On the top right you can see a chuck roast, which was rubbed with Johnny's and allowed to rest overnight. Then it was smoked for four hours at 225/250, then pulled (internal temp 165) and put in an aluminum pan and oven braised in beef stock until tender.

Coming out of the oven it smelled wonderful, and the braising liquid had acquired a wonderful smokey flavor. The roast and stock were then cooled overnight in the refrigerator.

The next day, the roast was sliced thinly against the grain (something you can't do while warm!) and then reheated gently in some of the (defatted) stock.

The slices were then piled high on hoagie rolls and served with some of wonderfully smoky braising liquid to dip the sandwiches in.
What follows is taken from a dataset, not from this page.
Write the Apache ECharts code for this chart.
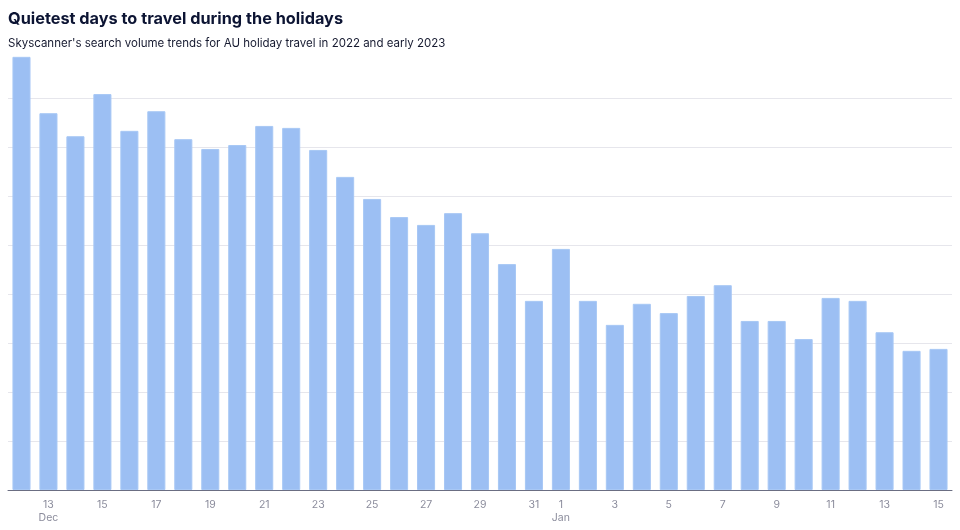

I will be doing this again, but with a couple of changes. It really needs a low- or no- salt rub, as the salt from the rub and the salt in the stock left the sandwiches just a hair away from too salty. The stock also needs just the smallest touch of heat, maybe some paprika to give it some dimension.
post #2 of 4
I saw the chuckie on the top but I also see a couple of birds and what looks like a fattie in a pen from where I'm sittin. The chuckie came out really good looking but my question is "Why" did you put it in the oven you had one alrady pre-heated??? I would of just left it in the smoker.
post #3 of 4
Looks tasty...oven or not. Never sliced a chuckie before. Usually I foil them at 165 and cook to 205 then rest and pull. But I've done sandwiches like this before with pulled chuck and it is delicious.
post #4 of 4
Thread Starter 
There were two chickens in there, their fates are discussed here.

I put it in the oven because once it reaches the braising stage, the oven is easier to manage than the smoker. (And it doesn't rain in my kitchen...)


Dude, I've pulled chuck (unsmoked) for sandwiches before, but I went with slices because they are easier to deal with when dipping the sandwiches.